▸ TASK INSTRUCTIONS:
Reproduce all the lines below exactly and omit the images.

** begin SOURCE MATERIAL **

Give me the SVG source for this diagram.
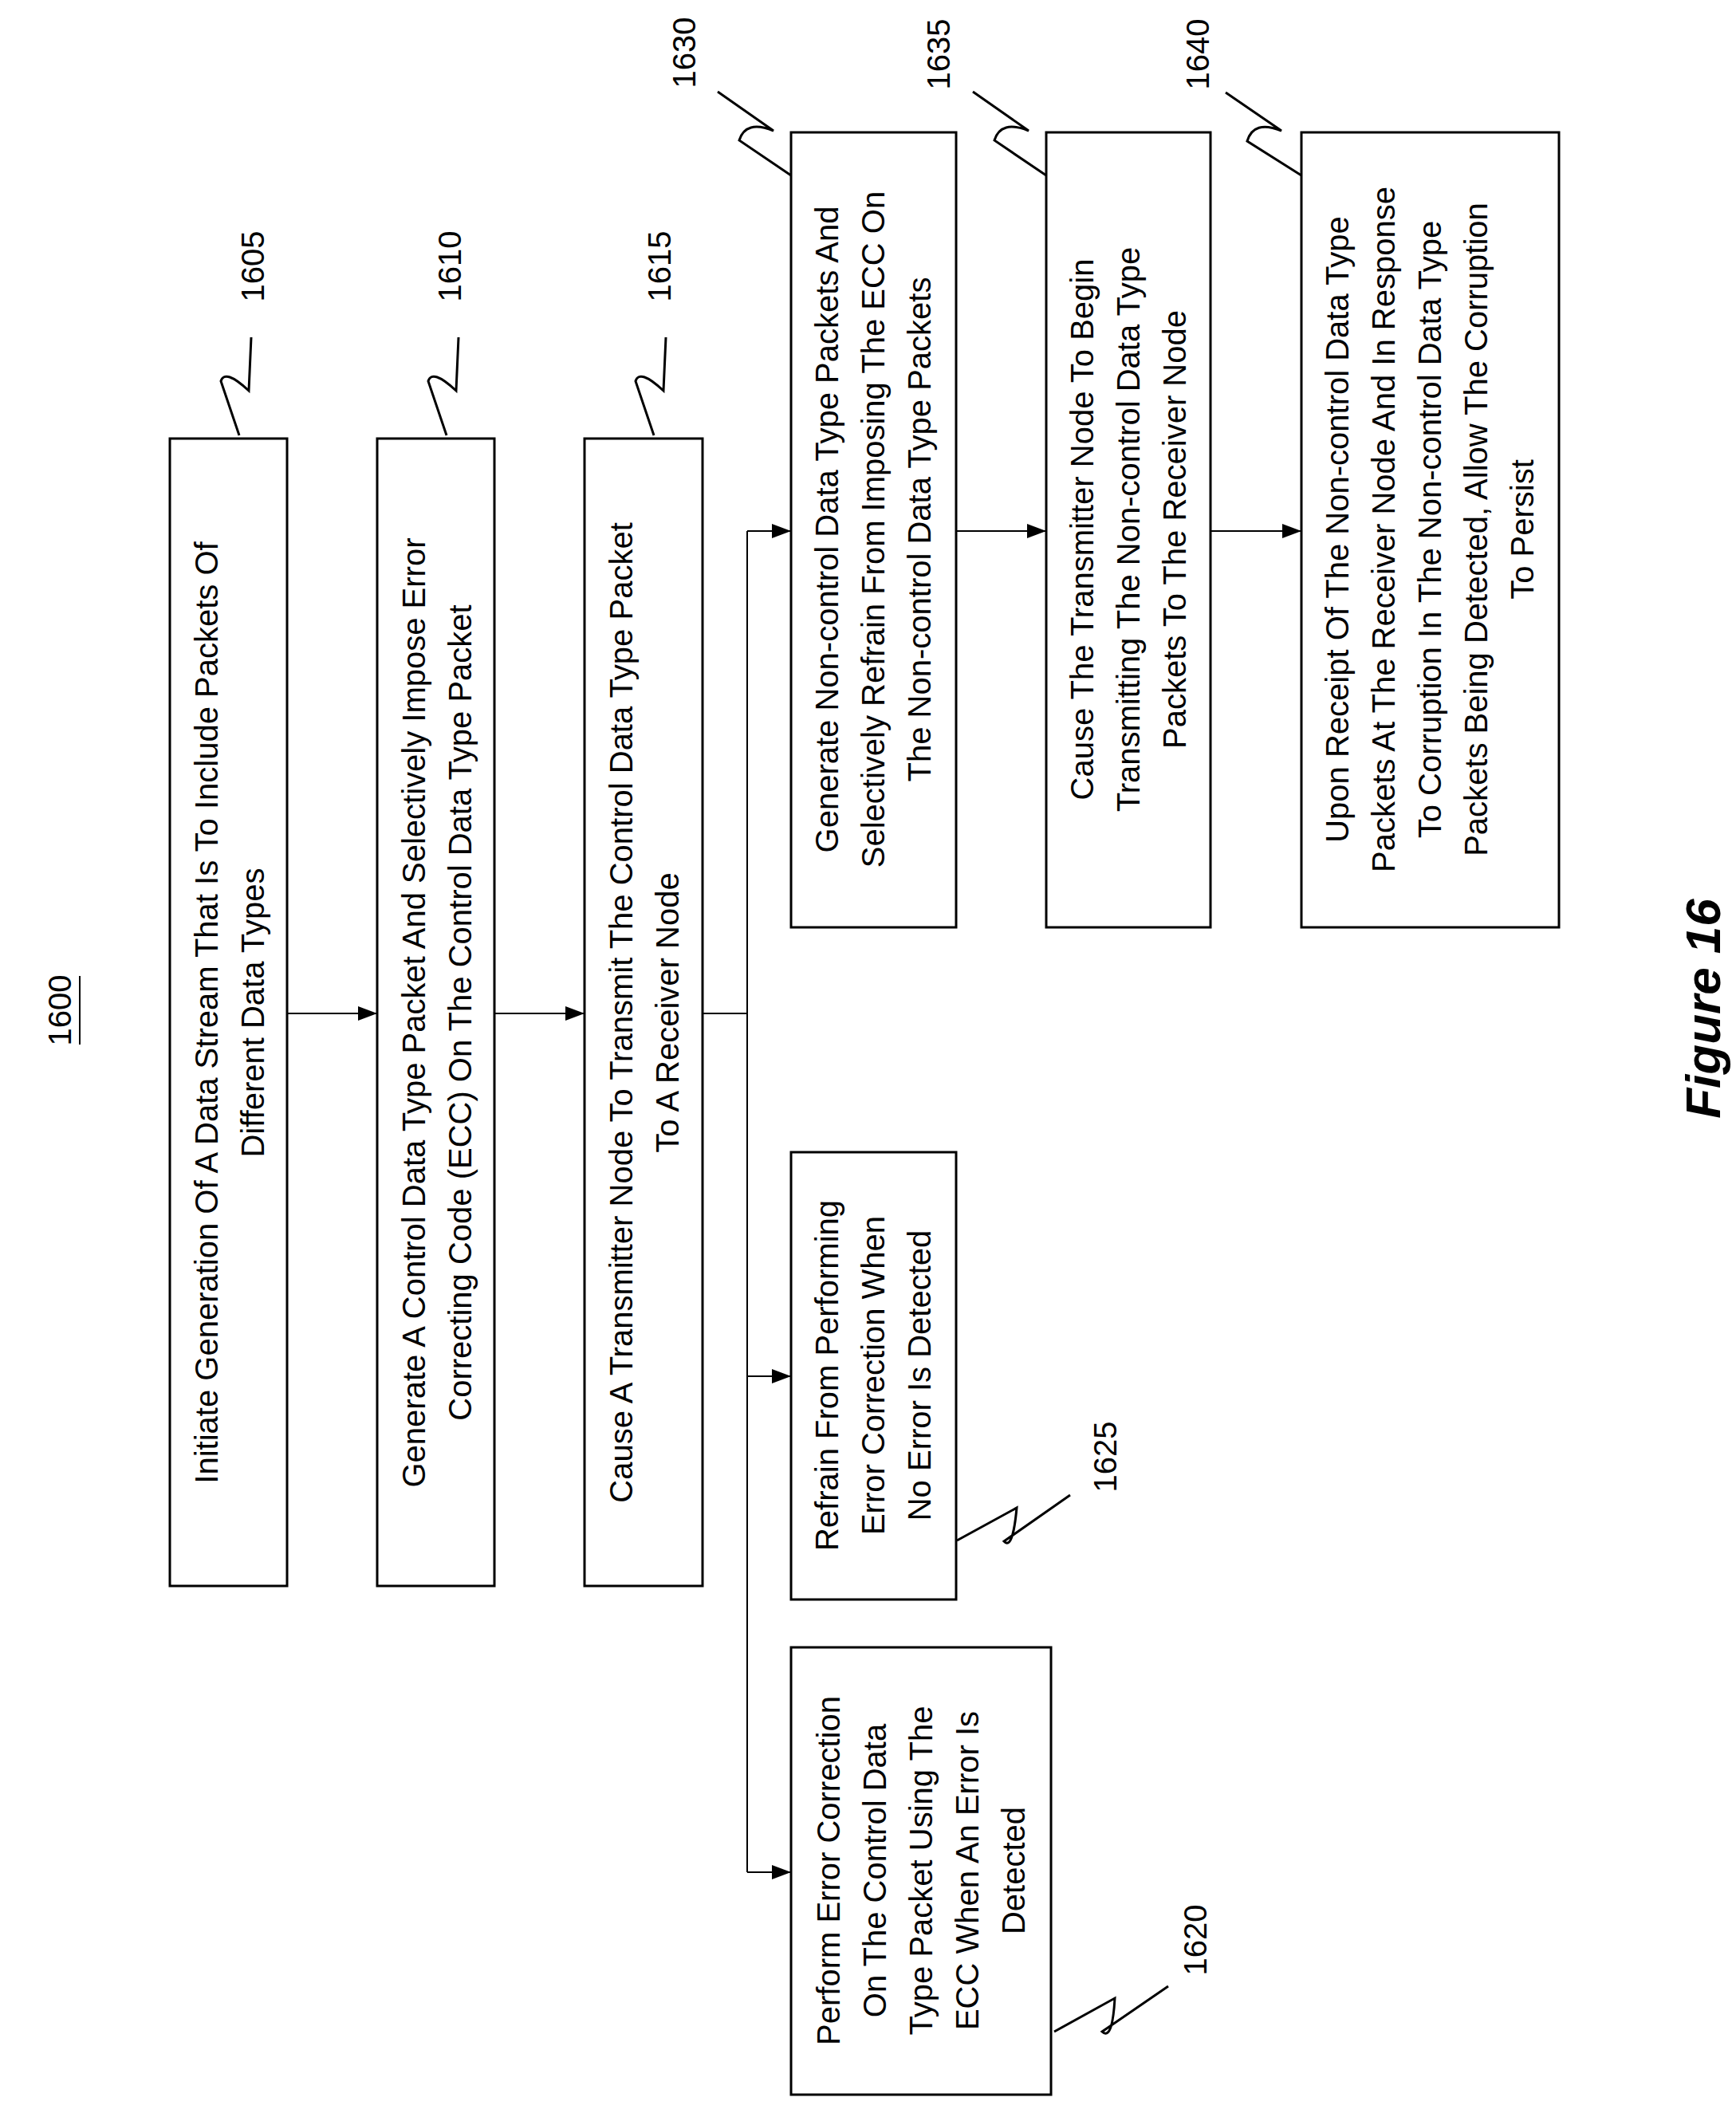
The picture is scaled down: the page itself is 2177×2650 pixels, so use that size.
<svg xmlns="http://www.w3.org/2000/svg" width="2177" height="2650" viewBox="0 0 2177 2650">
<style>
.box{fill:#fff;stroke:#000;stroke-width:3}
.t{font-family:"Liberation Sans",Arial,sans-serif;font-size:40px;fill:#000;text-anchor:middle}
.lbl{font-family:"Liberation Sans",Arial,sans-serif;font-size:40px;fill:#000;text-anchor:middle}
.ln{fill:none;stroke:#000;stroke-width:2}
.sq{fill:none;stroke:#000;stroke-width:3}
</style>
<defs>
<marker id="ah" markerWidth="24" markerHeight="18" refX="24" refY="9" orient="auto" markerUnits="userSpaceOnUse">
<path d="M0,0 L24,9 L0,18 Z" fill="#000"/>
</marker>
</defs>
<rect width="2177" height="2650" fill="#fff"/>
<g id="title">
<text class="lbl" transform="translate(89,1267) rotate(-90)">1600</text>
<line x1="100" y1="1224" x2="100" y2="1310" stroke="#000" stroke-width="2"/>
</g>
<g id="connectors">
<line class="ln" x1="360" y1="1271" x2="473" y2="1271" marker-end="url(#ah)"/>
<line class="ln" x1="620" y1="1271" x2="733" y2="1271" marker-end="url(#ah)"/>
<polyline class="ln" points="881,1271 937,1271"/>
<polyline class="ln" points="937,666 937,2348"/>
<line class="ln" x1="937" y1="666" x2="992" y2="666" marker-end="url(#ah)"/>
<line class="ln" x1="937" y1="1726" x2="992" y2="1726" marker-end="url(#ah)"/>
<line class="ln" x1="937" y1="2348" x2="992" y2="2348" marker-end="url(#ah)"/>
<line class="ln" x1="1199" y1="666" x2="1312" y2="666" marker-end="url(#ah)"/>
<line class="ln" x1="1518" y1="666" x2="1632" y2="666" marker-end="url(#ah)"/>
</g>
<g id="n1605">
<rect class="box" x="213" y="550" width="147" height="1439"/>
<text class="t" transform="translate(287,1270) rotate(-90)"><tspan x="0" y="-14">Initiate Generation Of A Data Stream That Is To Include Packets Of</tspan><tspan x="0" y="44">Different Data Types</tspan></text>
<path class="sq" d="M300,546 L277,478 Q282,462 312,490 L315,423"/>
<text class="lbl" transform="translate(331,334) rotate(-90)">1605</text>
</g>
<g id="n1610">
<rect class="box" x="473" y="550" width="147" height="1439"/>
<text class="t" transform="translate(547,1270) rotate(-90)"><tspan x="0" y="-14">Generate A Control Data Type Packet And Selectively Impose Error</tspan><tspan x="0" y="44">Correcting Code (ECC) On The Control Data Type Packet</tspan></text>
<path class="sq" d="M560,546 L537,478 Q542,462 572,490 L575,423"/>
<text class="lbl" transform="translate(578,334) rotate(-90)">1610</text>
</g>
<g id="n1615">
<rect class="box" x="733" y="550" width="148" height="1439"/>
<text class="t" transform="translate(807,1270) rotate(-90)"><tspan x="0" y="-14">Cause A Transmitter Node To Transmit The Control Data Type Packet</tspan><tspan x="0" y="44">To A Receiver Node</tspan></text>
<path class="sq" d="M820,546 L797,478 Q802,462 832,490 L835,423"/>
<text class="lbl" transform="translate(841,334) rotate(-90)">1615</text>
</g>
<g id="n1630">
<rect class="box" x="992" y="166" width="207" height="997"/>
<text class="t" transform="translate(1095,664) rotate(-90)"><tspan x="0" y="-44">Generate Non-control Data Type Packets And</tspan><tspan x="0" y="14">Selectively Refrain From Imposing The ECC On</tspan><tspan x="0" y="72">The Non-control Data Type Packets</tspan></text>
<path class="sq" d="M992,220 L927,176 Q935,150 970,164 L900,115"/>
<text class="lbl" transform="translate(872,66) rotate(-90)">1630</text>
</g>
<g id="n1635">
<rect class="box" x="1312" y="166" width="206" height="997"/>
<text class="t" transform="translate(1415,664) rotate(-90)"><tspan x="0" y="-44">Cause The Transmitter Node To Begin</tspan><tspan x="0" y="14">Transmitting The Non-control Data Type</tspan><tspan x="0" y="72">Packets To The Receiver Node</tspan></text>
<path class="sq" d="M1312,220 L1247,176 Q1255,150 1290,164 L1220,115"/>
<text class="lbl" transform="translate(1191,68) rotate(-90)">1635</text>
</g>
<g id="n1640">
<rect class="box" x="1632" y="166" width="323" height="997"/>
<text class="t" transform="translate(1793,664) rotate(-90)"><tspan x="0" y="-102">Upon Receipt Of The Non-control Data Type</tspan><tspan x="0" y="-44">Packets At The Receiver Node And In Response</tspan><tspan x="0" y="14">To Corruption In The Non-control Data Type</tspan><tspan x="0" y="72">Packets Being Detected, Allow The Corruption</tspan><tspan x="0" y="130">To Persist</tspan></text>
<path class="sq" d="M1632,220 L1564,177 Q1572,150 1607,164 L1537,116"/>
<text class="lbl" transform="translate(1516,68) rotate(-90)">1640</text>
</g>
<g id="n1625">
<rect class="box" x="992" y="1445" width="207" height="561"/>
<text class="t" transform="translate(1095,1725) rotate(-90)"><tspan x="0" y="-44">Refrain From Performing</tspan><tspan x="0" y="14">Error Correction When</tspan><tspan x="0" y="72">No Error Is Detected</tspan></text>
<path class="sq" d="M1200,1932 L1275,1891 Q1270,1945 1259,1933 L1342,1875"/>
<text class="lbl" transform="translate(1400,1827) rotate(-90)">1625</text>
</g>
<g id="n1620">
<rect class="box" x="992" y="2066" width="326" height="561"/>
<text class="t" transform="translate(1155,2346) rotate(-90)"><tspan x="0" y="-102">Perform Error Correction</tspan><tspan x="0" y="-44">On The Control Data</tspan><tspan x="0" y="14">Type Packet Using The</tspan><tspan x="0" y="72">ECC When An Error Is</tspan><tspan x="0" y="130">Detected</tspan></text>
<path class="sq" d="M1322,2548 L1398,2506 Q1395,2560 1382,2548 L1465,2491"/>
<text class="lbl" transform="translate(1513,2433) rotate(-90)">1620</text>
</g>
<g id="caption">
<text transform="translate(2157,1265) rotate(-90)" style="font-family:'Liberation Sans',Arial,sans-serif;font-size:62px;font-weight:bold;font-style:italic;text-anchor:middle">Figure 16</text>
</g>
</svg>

** end SOURCE MATERIAL **

▸ FULL SOLUTION:
Give me the SVG source for this diagram.
The picture is scaled down: the page itself is 2177×2650 pixels, so use that size.
<svg xmlns="http://www.w3.org/2000/svg" width="2177" height="2650" viewBox="0 0 2177 2650">
<style>
.box{fill:#fff;stroke:#000;stroke-width:3}
.t{font-family:"Liberation Sans",Arial,sans-serif;font-size:40px;fill:#000;text-anchor:middle}
.lbl{font-family:"Liberation Sans",Arial,sans-serif;font-size:40px;fill:#000;text-anchor:middle}
.ln{fill:none;stroke:#000;stroke-width:2}
.sq{fill:none;stroke:#000;stroke-width:3}
</style>
<defs>
<marker id="ah" markerWidth="24" markerHeight="18" refX="24" refY="9" orient="auto" markerUnits="userSpaceOnUse">
<path d="M0,0 L24,9 L0,18 Z" fill="#000"/>
</marker>
</defs>
<rect width="2177" height="2650" fill="#fff"/>
<g id="title">
<text class="lbl" transform="translate(89,1267) rotate(-90)">1600</text>
<line x1="100" y1="1224" x2="100" y2="1310" stroke="#000" stroke-width="2"/>
</g>
<g id="connectors">
<line class="ln" x1="360" y1="1271" x2="473" y2="1271" marker-end="url(#ah)"/>
<line class="ln" x1="620" y1="1271" x2="733" y2="1271" marker-end="url(#ah)"/>
<polyline class="ln" points="881,1271 937,1271"/>
<polyline class="ln" points="937,666 937,2348"/>
<line class="ln" x1="937" y1="666" x2="992" y2="666" marker-end="url(#ah)"/>
<line class="ln" x1="937" y1="1726" x2="992" y2="1726" marker-end="url(#ah)"/>
<line class="ln" x1="937" y1="2348" x2="992" y2="2348" marker-end="url(#ah)"/>
<line class="ln" x1="1199" y1="666" x2="1312" y2="666" marker-end="url(#ah)"/>
<line class="ln" x1="1518" y1="666" x2="1632" y2="666" marker-end="url(#ah)"/>
</g>
<g id="n1605">
<rect class="box" x="213" y="550" width="147" height="1439"/>
<text class="t" transform="translate(287,1270) rotate(-90)"><tspan x="0" y="-14">Initiate Generation Of A Data Stream That Is To Include Packets Of</tspan><tspan x="0" y="44">Different Data Types</tspan></text>
<path class="sq" d="M300,546 L277,478 Q282,462 312,490 L315,423"/>
<text class="lbl" transform="translate(331,334) rotate(-90)">1605</text>
</g>
<g id="n1610">
<rect class="box" x="473" y="550" width="147" height="1439"/>
<text class="t" transform="translate(547,1270) rotate(-90)"><tspan x="0" y="-14">Generate A Control Data Type Packet And Selectively Impose Error</tspan><tspan x="0" y="44">Correcting Code (ECC) On The Control Data Type Packet</tspan></text>
<path class="sq" d="M560,546 L537,478 Q542,462 572,490 L575,423"/>
<text class="lbl" transform="translate(578,334) rotate(-90)">1610</text>
</g>
<g id="n1615">
<rect class="box" x="733" y="550" width="148" height="1439"/>
<text class="t" transform="translate(807,1270) rotate(-90)"><tspan x="0" y="-14">Cause A Transmitter Node To Transmit The Control Data Type Packet</tspan><tspan x="0" y="44">To A Receiver Node</tspan></text>
<path class="sq" d="M820,546 L797,478 Q802,462 832,490 L835,423"/>
<text class="lbl" transform="translate(841,334) rotate(-90)">1615</text>
</g>
<g id="n1630">
<rect class="box" x="992" y="166" width="207" height="997"/>
<text class="t" transform="translate(1095,664) rotate(-90)"><tspan x="0" y="-44">Generate Non-control Data Type Packets And</tspan><tspan x="0" y="14">Selectively Refrain From Imposing The ECC On</tspan><tspan x="0" y="72">The Non-control Data Type Packets</tspan></text>
<path class="sq" d="M992,220 L927,176 Q935,150 970,164 L900,115"/>
<text class="lbl" transform="translate(872,66) rotate(-90)">1630</text>
</g>
<g id="n1635">
<rect class="box" x="1312" y="166" width="206" height="997"/>
<text class="t" transform="translate(1415,664) rotate(-90)"><tspan x="0" y="-44">Cause The Transmitter Node To Begin</tspan><tspan x="0" y="14">Transmitting The Non-control Data Type</tspan><tspan x="0" y="72">Packets To The Receiver Node</tspan></text>
<path class="sq" d="M1312,220 L1247,176 Q1255,150 1290,164 L1220,115"/>
<text class="lbl" transform="translate(1191,68) rotate(-90)">1635</text>
</g>
<g id="n1640">
<rect class="box" x="1632" y="166" width="323" height="997"/>
<text class="t" transform="translate(1793,664) rotate(-90)"><tspan x="0" y="-102">Upon Receipt Of The Non-control Data Type</tspan><tspan x="0" y="-44">Packets At The Receiver Node And In Response</tspan><tspan x="0" y="14">To Corruption In The Non-control Data Type</tspan><tspan x="0" y="72">Packets Being Detected, Allow The Corruption</tspan><tspan x="0" y="130">To Persist</tspan></text>
<path class="sq" d="M1632,220 L1564,177 Q1572,150 1607,164 L1537,116"/>
<text class="lbl" transform="translate(1516,68) rotate(-90)">1640</text>
</g>
<g id="n1625">
<rect class="box" x="992" y="1445" width="207" height="561"/>
<text class="t" transform="translate(1095,1725) rotate(-90)"><tspan x="0" y="-44">Refrain From Performing</tspan><tspan x="0" y="14">Error Correction When</tspan><tspan x="0" y="72">No Error Is Detected</tspan></text>
<path class="sq" d="M1200,1932 L1275,1891 Q1270,1945 1259,1933 L1342,1875"/>
<text class="lbl" transform="translate(1400,1827) rotate(-90)">1625</text>
</g>
<g id="n1620">
<rect class="box" x="992" y="2066" width="326" height="561"/>
<text class="t" transform="translate(1155,2346) rotate(-90)"><tspan x="0" y="-102">Perform Error Correction</tspan><tspan x="0" y="-44">On The Control Data</tspan><tspan x="0" y="14">Type Packet Using The</tspan><tspan x="0" y="72">ECC When An Error Is</tspan><tspan x="0" y="130">Detected</tspan></text>
<path class="sq" d="M1322,2548 L1398,2506 Q1395,2560 1382,2548 L1465,2491"/>
<text class="lbl" transform="translate(1513,2433) rotate(-90)">1620</text>
</g>
<g id="caption">
<text transform="translate(2157,1265) rotate(-90)" style="font-family:'Liberation Sans',Arial,sans-serif;font-size:62px;font-weight:bold;font-style:italic;text-anchor:middle">Figure 16</text>
</g>
</svg>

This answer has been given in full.